ROMA – Tassare la sigaretta elettronica perché potrebbe far male? Un “grande imbroglio” dello Stato, secondo Gabriele Villa de Il Giornale, che è mosso solamente dal ricco introito che arriverebbe dalla consistente tassa del 58,5%. Villa spiega che le sigarette elettroniche sono meno dannose delle normali “bionde”, stando ai dati dell’Istituto Bruno Leoni, dell’oncologo Umberto Tirelli e naturalmente dei produttori di e-cig.
Per Villa dunque lo Stato non tassa le sigarette elettroniche con intento “moralista e salutista”, ma per “batter cassa”:
Forse è il caso di ricordare che questo Stato moralista e salutista che vorrebbe farci credere che ricorre da sempre alla più spietata tassazione per reprimere i nostri vizi, in realtà ogni anno dal settore del tabacco ricava circa 13,7 miliardi di euro, pari al 7,2% del gettito da imposte indirette (peraltro in questi dieci 10 anni le entrate sono aumentate del 113%)”.
Il Giornale spiega poi come il prezzo finale delle sigarette si divide tra accise e tasche dei produttori rivenditori:
“Per le sole accise la quota che i tabacchi pagano allo Stato sale al 26 per cento. Quindi per un prezzo ipotetico pari a 100, avremo così che: 58,5 viene versato nelle casse dell’erario a titolo di accisa, il 17 sempre allo Stato per l’Iva, 10 è il guadagno del rivenditore, il 14,5 saranno l’incasso per il produttore”.
Villa parla poi di “ipocrito salutismo” da parte dello Stato e di come lo studio condotto dall’Istituto Bruno Leoni mostri che il fumo elettronico non aggrava le casse dello Stato, ma può addirittura portare un risparmio:
” In compenso, ci conferma uno studio dell’Istituto Bruno Leoni, il fumo elettronico può costare fino ad un terzo del fumo convenzionale, soprattutto per la mancanza di accise. I 350 milioni di fatturato del fumo elettronico spiazzano quindi fino a un miliardo di euro di fumo convenzionale, con effetti sulle accise di circa 500 milioni. La riduzione complessiva delle entrate da accise è stimata attorno agli 800-1000 milioni a seconda della fonte, e quindi verosimilmente il fumo elettronico contribuisce tra il 30 e il 50 per cento a questa diminuzione. Ecco perché diventa appetibile questo mancato introito per lo Stato”.

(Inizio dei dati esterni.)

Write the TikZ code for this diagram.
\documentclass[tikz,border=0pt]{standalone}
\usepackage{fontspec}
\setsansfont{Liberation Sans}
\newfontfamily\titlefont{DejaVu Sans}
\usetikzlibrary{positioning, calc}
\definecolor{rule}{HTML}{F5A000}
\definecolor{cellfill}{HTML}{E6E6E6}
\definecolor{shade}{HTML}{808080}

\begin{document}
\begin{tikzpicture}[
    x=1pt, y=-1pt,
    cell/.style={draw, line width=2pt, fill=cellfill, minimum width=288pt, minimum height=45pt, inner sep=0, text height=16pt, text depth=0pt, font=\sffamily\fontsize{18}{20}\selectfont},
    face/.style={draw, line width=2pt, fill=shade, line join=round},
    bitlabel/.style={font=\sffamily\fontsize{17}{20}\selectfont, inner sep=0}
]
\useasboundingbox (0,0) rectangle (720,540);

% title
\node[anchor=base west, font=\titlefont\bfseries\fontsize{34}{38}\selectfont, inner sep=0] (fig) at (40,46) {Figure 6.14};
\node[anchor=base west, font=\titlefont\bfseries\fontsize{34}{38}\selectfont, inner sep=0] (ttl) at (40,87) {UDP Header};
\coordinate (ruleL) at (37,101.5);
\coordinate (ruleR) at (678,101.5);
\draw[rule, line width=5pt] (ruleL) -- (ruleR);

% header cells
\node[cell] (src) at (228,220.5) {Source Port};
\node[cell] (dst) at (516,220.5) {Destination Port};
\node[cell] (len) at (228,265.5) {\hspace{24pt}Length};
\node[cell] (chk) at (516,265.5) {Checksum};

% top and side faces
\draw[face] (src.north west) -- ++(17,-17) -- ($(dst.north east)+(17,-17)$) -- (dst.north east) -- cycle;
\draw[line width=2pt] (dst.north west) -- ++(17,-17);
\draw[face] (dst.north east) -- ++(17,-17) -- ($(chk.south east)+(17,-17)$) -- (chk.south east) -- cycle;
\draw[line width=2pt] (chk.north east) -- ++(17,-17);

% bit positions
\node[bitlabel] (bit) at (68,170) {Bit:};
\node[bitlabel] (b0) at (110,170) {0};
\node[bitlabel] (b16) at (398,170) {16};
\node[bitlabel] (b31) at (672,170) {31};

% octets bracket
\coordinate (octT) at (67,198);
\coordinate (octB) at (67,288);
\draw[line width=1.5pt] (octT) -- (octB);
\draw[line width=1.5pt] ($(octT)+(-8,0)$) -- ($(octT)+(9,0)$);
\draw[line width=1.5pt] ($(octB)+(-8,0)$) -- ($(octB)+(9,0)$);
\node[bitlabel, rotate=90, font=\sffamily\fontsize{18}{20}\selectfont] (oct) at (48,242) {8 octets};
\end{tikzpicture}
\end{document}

Le conclusioni dello studio dell’Istituto Bruno Leoni per Villa parlano chiaro: non è dimostrato, almeno fino ad oggi, che le sigarette elettroniche e gli additivi che contengono possano essere nocivi e la vendita solo in farmacie e tabacchi non è giustificata:
“Eppure ciò è rischioso, perché è già evidente che allo Stato non interessa la salute dei cittadini, quanto piuttosto le entrate fiscali”.
Umberto Tirelli, direttore del dipartimento di oncologia medica dell’Istituto tumori di Aviano, ha poi spiegato:
“Voler tassare le sigarette elettroniche e fare così in modo che meno persone le utilizzino è completamente sbagliato, in quanto con esse si diminuisce l’introduzione delle sostanze cancerogene dovute alla combustione delle sigarette tradizionali e che sono alla base delle malattie ben note. Coloro che sono forti fumatori e fumano per esempio 30 sigarette al giorno se ne fumano 5 al giorno perché utilizzano la sigaretta elettronica hanno un grande vantaggio per la loro salute”.